Online consulting should have been developed as an extra to existing services, not as an alternative – within NHS general practice, not as its competitor. As we have seen with Babylon’s ‘GP at Hand’ service, an alternative to NHS GP services in London and soon, potentially, across the whole country, this may involve excluding higher risk groups of patients and conditions. This seriously fragments and undermines the risk-pooled funding model that is essential to the NHS. Poorer terms and conditions for GPs, both in the NHS and under private providers, will likely follow.

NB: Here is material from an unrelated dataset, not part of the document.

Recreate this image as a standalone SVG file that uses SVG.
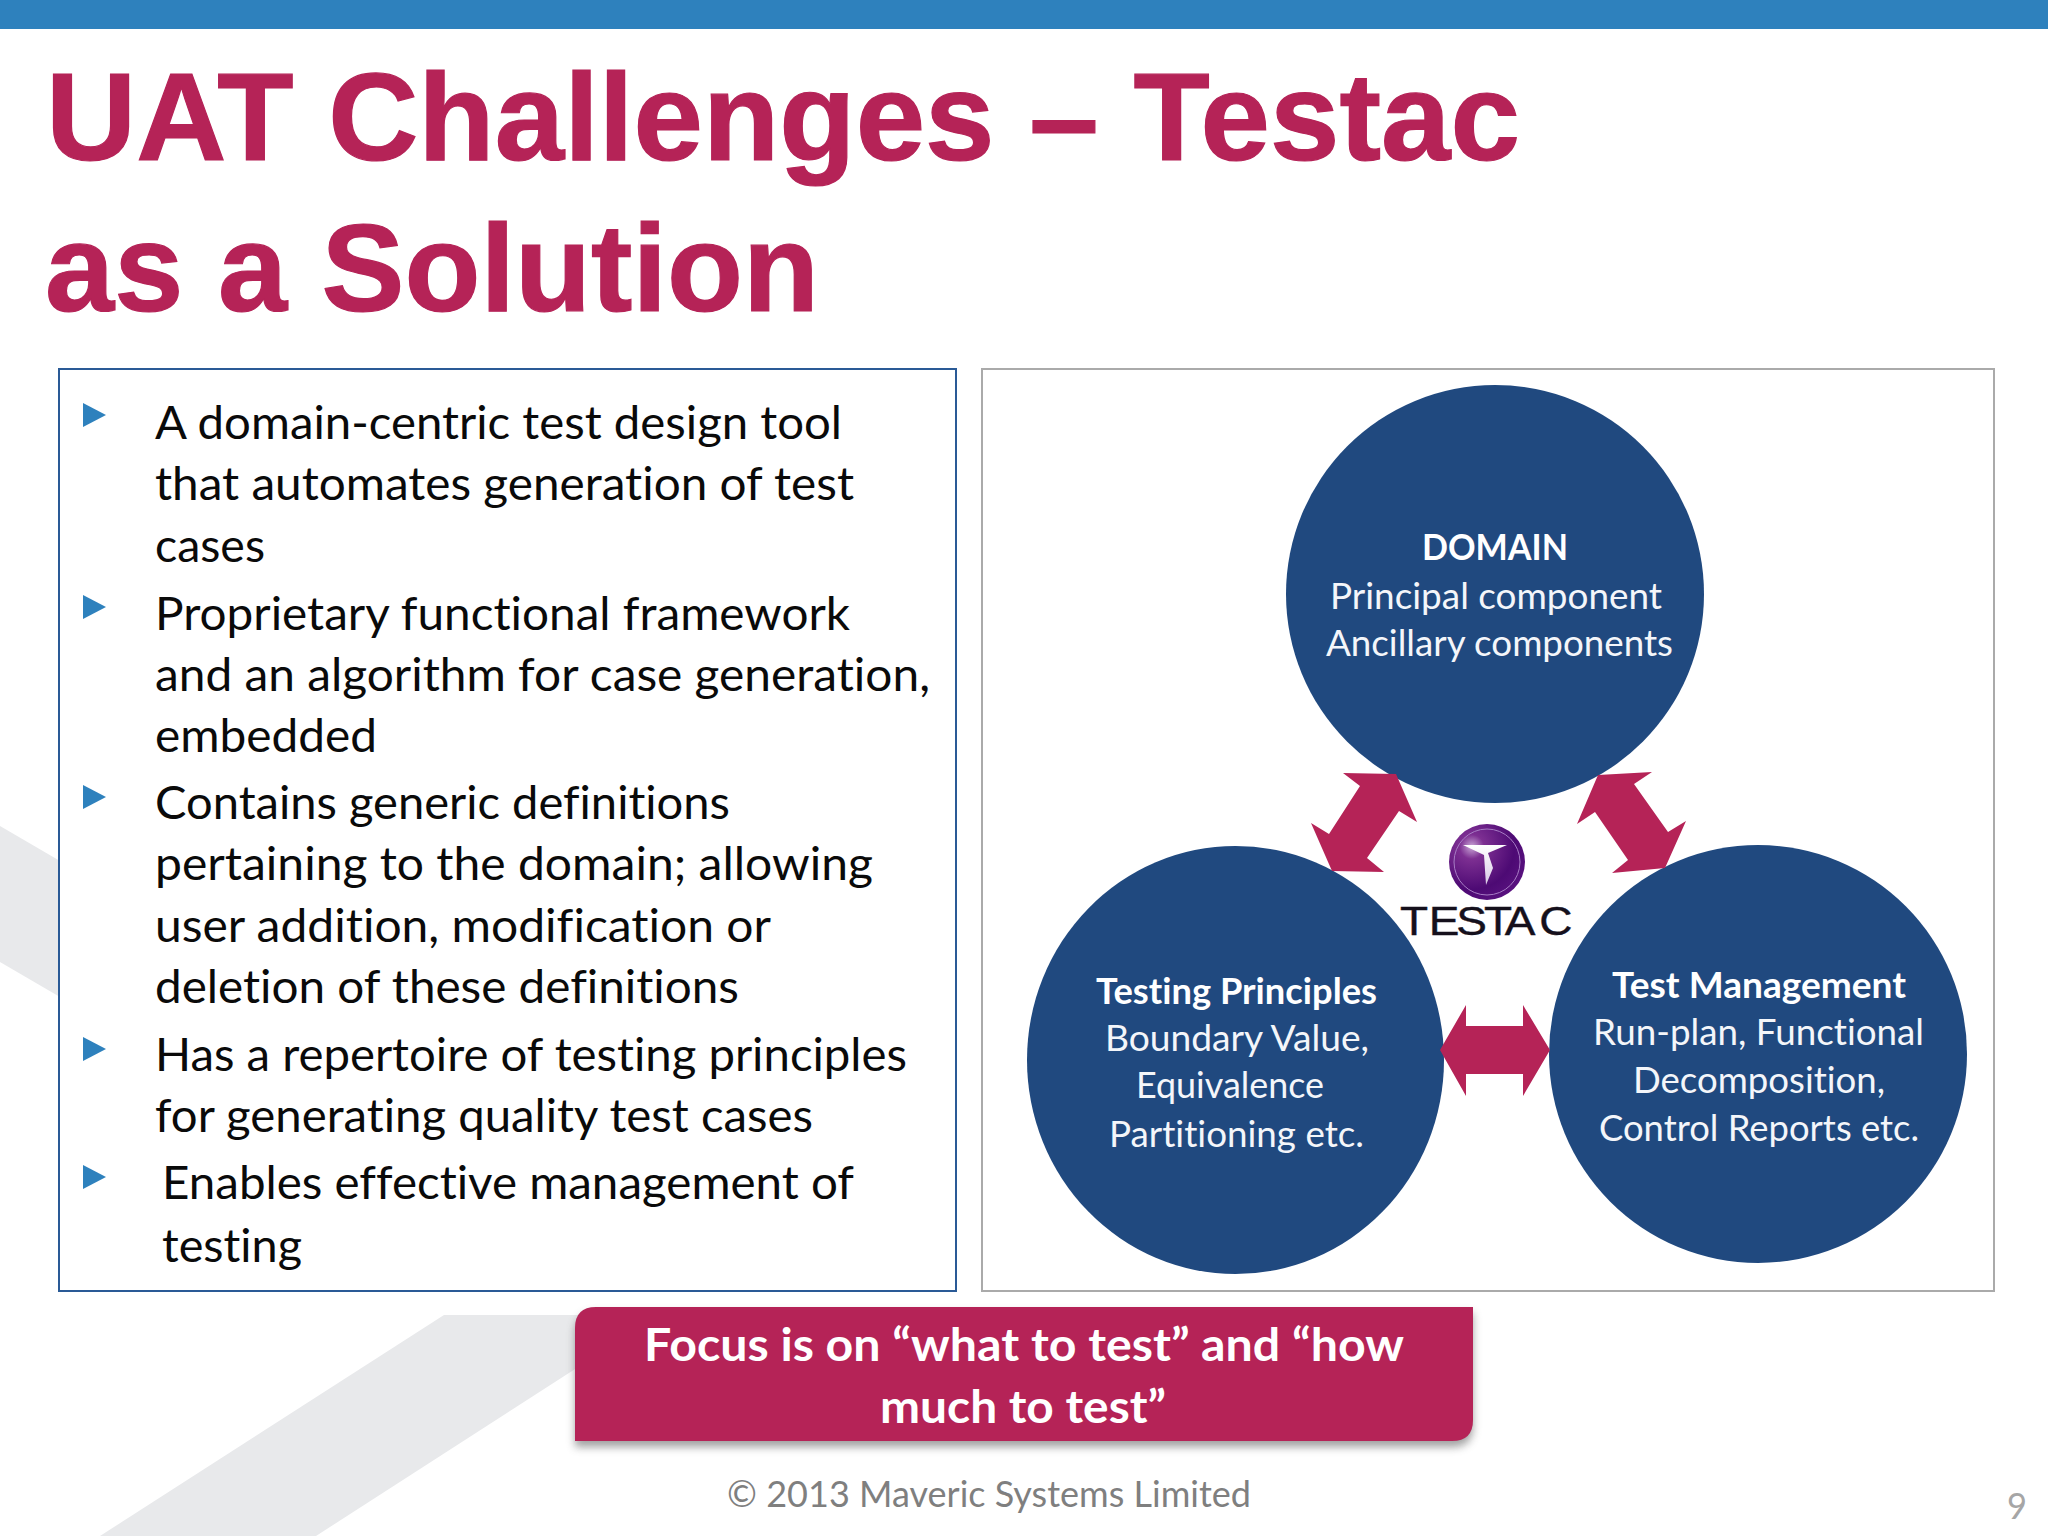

An ostensibly simple consultation may turn into a GMC fitness-to-practice investigation

Private online services have also used advertising slogans such as ‘if you can’t get antibiotics from your GP, call us’ – complete with a full-spread image of a packet of amoxicillin, which demonstrates the risks of a parallel GP service driven by unscrupulous market forces.

And, as we have seen with NHS 111 triaging, in order to protect themselves private online providers must engage a low threshold of risk for referring patients onwards, either to their GP or to A&E. NHS urgent activity is likely to increase as a result.

If GP at Hand represents the vanguard of Hancock’s tech ‘revolution’, we can look forward to more private companies like Babylon catapulted into the NHS patient-doctor interface without proven safety, quality and oversight standards being met.

And what is to stop a private online service being wholly provided by, or seeking sponsorship from, a pharmaceutical company or pharmacy chain, thus perverting the integrity of the clinical process and decision-making?

Private providers do not educate or train their doctors, so it is taxpayers who are funding this exodus from public to private sector. With today’s potentially catastrophic workforce crisis, luring more doctors away is something that NHS patients cannot afford.

Sadly, Matt Hancock and his ‘disruptive innovator’ friends view healthcare as a business opportunity, not as a public service. I would urge conscientious NHS GPs not to follow likewise.